James Baldwin once said, “Love has never been a popular movement and no one has ever really wanted to be free”. Idles’ fifth studio album explores this subject in the band’s own way, and the result is probably their best album yet. Part of the difference is a subtle shift in sensibility, and part is the production team of Kenny Beats, Mark Bowen and, in particular, Nigel Godrich, whose nuanced creative choices are peppered throughout.
The title of the album could suggest a thankfulness or a militaristic tilt (perhaps a militaristic sense of thankfulness?); Joe Talbot has said that this is their “album of gratitude and power. All love songs”, beginning with Idea 01, which marries a pleasingly muscular drum beat with the tendrils of a sombre piano melody that flies in and settles around Talbot’s voice. Gift Horse brings us back to some of Idles’ previous work, with driving guitars that mirror a kind of constructive anger amid a prescient punk pomp.
Pop Pop Pop, with its lovely drums, has some brilliant production touches, with glitches that burnish. The jazz-inflected drums of Roy complement Talbot’s instruction for us to “choke out the sun”. A Gospel is stirring, with celestial piano and scuzzy guitars, and with Talbot’s voice so beautifully recorded that it starts to feel as if he’s at the crook of your neck, relaying this tale, the more intimate songs revealing a careworn grace, with the ghost of classical music haunting throughout.
Dancer enlists the backing vocals of LCD Soundsystem’s James Murphy and Nancy Whang, harnessing elements of that band, but it is more of a meditation on the bond between artists and fans. Grace calls forth early Joy Division, elegantly exploring a place where there is “no god, no king, I said love is the thing”. The curiously titled Hall & Oates conjures a grimy piece of poetry, bringing to mind John Lydon.

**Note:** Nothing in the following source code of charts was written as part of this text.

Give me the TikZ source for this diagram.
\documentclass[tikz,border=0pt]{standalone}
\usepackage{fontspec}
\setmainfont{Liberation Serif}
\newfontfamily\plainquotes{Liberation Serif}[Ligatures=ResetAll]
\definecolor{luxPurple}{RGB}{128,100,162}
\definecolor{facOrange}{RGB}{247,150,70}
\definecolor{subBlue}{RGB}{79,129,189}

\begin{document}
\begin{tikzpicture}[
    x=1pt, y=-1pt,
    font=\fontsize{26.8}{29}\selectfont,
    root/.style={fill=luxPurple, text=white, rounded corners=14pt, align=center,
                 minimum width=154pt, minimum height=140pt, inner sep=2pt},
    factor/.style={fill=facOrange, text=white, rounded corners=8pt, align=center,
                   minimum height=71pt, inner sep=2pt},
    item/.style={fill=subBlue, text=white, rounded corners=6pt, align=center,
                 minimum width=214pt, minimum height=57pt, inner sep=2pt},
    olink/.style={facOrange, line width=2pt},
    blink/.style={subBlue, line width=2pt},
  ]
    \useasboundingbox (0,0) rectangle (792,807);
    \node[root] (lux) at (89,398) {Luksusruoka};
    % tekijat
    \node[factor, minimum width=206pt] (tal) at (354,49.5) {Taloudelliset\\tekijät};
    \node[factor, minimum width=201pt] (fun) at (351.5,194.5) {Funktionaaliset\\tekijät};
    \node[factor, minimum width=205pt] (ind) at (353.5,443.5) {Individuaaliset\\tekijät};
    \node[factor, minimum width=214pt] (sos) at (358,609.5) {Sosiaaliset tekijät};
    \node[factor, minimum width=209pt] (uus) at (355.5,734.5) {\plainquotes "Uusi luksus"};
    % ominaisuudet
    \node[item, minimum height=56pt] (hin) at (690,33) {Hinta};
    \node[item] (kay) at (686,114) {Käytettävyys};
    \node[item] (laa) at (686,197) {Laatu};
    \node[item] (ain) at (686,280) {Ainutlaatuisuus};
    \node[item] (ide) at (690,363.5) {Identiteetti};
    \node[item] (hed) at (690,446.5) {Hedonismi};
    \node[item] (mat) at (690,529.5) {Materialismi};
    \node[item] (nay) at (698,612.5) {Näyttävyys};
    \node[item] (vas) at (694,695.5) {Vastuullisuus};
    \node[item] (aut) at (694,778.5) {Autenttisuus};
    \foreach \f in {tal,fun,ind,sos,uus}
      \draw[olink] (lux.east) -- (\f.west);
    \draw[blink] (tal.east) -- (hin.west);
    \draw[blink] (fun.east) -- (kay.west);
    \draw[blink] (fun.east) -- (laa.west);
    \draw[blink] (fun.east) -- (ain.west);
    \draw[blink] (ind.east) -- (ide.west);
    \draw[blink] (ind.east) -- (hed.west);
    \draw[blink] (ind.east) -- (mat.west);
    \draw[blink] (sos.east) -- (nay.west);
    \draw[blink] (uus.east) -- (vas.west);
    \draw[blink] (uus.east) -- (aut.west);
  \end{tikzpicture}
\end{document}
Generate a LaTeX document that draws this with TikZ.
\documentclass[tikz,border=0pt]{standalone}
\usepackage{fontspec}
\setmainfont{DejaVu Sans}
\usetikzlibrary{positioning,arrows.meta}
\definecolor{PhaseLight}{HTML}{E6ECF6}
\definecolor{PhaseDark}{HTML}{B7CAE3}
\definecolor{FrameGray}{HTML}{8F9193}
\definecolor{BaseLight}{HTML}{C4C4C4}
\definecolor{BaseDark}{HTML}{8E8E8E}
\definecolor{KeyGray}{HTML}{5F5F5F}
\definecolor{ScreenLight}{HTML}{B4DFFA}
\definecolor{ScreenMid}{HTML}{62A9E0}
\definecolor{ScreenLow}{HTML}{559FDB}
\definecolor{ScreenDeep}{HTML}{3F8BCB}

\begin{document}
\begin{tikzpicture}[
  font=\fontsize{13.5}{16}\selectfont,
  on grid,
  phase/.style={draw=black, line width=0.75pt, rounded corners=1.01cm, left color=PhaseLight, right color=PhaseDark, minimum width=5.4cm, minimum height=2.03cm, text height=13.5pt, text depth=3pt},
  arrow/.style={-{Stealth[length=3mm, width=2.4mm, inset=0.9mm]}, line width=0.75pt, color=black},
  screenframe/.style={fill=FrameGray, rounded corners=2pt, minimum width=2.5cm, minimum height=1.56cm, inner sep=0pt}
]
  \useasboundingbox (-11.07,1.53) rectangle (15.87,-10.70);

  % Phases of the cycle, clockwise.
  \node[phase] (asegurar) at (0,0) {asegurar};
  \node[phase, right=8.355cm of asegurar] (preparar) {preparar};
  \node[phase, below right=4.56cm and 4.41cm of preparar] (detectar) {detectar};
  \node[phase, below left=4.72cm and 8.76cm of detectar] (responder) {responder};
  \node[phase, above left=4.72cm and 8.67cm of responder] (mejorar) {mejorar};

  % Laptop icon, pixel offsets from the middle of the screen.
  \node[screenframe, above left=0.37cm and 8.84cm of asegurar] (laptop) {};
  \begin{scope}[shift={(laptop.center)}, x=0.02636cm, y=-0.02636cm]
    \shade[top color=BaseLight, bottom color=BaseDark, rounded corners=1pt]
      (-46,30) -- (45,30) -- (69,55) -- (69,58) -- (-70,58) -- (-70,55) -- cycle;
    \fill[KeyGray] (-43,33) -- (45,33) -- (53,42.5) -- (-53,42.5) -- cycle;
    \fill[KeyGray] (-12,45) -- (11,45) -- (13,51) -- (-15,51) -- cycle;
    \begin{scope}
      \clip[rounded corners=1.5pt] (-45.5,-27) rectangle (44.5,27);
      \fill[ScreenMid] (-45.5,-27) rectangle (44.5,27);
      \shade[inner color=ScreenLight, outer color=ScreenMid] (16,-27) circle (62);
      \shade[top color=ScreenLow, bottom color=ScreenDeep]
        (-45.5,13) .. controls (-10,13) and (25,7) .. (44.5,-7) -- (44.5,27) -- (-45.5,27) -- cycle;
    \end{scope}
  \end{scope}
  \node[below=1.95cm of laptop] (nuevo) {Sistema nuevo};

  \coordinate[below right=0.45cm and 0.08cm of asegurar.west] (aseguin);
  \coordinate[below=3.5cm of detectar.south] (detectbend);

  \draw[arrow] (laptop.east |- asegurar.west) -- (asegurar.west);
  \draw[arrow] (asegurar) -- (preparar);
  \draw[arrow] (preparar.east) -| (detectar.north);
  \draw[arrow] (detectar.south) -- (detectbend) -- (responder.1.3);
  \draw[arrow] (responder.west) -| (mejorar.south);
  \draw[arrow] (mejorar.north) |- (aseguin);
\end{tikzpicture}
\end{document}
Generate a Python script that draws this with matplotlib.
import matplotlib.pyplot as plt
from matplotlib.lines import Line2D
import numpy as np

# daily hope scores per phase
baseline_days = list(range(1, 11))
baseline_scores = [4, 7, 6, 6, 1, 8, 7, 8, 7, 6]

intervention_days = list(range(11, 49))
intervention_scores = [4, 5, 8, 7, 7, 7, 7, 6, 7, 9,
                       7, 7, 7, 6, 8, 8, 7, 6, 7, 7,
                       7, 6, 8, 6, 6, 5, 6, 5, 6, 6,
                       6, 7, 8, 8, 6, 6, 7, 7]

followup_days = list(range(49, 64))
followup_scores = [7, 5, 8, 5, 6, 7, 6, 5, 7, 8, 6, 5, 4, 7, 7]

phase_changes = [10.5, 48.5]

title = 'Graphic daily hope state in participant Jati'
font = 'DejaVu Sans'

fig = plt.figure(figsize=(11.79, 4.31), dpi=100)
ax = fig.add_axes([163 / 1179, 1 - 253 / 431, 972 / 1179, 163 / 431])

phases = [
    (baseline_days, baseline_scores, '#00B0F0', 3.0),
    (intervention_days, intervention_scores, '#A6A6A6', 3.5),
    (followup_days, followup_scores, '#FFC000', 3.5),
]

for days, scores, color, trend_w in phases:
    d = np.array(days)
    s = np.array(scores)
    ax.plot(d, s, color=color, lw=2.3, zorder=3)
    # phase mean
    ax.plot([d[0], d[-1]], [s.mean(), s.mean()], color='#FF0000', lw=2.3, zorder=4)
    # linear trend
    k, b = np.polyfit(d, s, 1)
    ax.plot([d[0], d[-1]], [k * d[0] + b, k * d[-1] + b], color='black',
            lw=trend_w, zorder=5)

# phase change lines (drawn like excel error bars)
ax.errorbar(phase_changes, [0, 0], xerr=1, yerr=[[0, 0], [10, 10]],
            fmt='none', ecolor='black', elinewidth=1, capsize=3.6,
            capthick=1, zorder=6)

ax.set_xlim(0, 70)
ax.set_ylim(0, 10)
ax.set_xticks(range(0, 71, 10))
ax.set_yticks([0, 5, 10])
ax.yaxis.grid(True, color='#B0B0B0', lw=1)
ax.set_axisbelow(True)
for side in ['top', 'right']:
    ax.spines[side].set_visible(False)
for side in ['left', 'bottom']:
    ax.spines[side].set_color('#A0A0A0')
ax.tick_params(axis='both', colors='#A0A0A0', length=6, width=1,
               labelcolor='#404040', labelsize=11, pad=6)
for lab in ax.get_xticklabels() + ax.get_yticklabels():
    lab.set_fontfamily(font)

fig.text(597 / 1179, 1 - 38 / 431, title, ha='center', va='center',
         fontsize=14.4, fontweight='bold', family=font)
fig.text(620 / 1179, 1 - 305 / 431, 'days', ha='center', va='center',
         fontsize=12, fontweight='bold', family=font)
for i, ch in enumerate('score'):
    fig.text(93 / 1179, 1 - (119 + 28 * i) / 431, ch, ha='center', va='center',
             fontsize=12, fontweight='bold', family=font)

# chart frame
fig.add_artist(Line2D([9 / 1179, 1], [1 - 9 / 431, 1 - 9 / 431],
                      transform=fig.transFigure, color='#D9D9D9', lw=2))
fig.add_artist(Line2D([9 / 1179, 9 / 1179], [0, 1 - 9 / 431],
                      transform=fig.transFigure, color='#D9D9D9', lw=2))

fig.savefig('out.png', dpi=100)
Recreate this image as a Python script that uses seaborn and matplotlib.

Jungle artfully weaves a thread from The Clash to The Walkmen, or perhaps a deep cut from The Strokes. Gratitude, with its swarming guitars, is all shape-shifting, a snarl-ballad, resembling a statement of intent, both pleading and engaging. Monolith is a disarmingly beautiful closing of the doors, like an old folk song that found its way towards an ambient wash, served by that glowing, brilliant production again.
[ Idles frontman Joe Talbot: ‘A lot of the criticism of us was my fault’Opens in new window ]
Tangk is an album that demands close listening, a defiant act of soft resistance, where Idles dance deftly between a sense of anger and love, using both as an energy. That tension has produced a very compelling album.